Les dernières semaines de décembre 2005 marquaient le funèbre anniversaire du tsunami. Avec une volontaire d’Atd Quart Monde qui vient de rejoindre notre équipe d’Atd Quart Monde en Thaïlande, nous sommes allés dans le Sud sur des lieux du sinistre. Nous avons pu rencontrer des petites organisations thaïlandaises. Certaines espèrent être soutenues pour poursuivre leurs projets auprès et avec les victimes du tsunami.
Dans l’île de Koh Libong, une forte solidarité a réuni les habitants pour reconstruire les maisons et les bateaux endommagés. Toutefois, un an après, des bateaux attendent toujours dans les broussailles d’être réparés.

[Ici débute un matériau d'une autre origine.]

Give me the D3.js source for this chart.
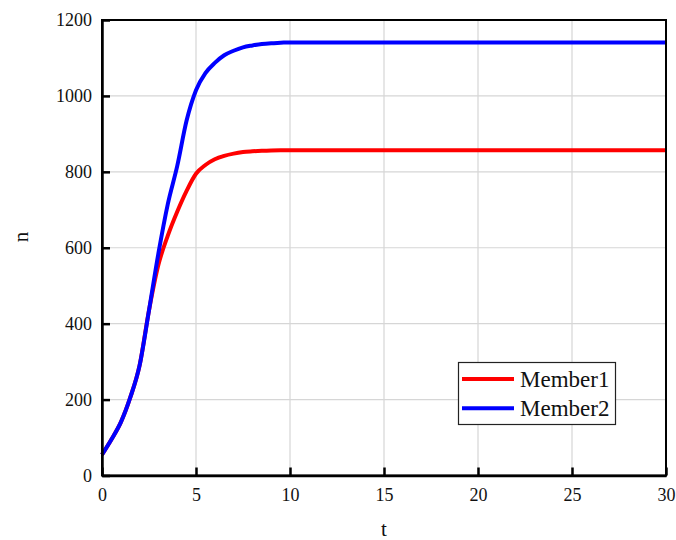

Mais les journaliers dans les plantations d’hévéas sont et restent les plus pauvres de l’île.
Dans l’île de Koh Mook, des bateaux ont été projetés sur le rivage et la vague a traversé les maisons. Dans la peur, des familles se sont réfugiées dans la montagne. Puis, avec le trop plein de l’humanitaire, des tensions et des jalousies se sont instaurées entre les villageois. Les riches propriétaires de bateaux se sont enrichis et d’autres familles errantes, oubliées entre la Malaisie et la Thaïlande restent dans le silence, exclues des communautés parce que non issues de cette île.
Derrière le luxe touristique de l’île de Phuket, vivent des milliers de travailleurs immigrés birmans. Je revois Yi, debout dans l’encadrement de l’unique porte et fenêtre de sa minuscule baraque d’un slum sur pilotis en bordure d’un canal. Excepté une grande sœur restée en Birmanie, tous les membres de sa famille sont morts. Après le suicide de ses parents, à quinze ans, elle a fui la Birmanie pour venir en Thaïlande. Maintenant, elle rêve d’avoir un enfant et pleure encore son quatrième bébé qu’elle n’a pas eu. Elle vit chaque jour, entre la peur des contrôles policiers et l’attente interminable d’un mari marin sur un bateau usine.
Toujours sur Phuket, je me souviens de ces femmes birmanes travailleuses sur des chantiers de construction. Elles se sont refusées pendant quatre années à avoir un enfant de peur d’être arrêtées par la police et jetées en prison pour cela.
Un peu plus au nord de Phuket, dans la petite ville de Khuk-Kat, existe un village de pêcheurs Moken (nomades de la mer) sédentarisés. Ici une vague géante de plus de douze mètres est entrée à plus de deux kilomètres dans les terres, détruisant tout sur son passage. Au village de pêcheurs Moken, quarante deux personnes ont péri. Seuls vingt corps furent retrouvés. L’esprit ou le fantôme de ceux restés sans sépultures hantent encore la mémoire des enfants comme des adultes, de jour comme de nuit. Je me souviens d’un pêcheur de ce village. Il vit maintenant dans une nouvelle maison. Il a reçu un nouveau bateau et un moteur tout neuf. Il passe ses journées à faire de grands filets de pêche. Mais, depuis le tsunami, un an après, il n’a pas encore eu le courage de reprendre le chemin vers la mer Andaman. Il ne sait pas encore combien de temps il lui faudra pour faire le deuil de toutes ses peurs et reprendre la mer.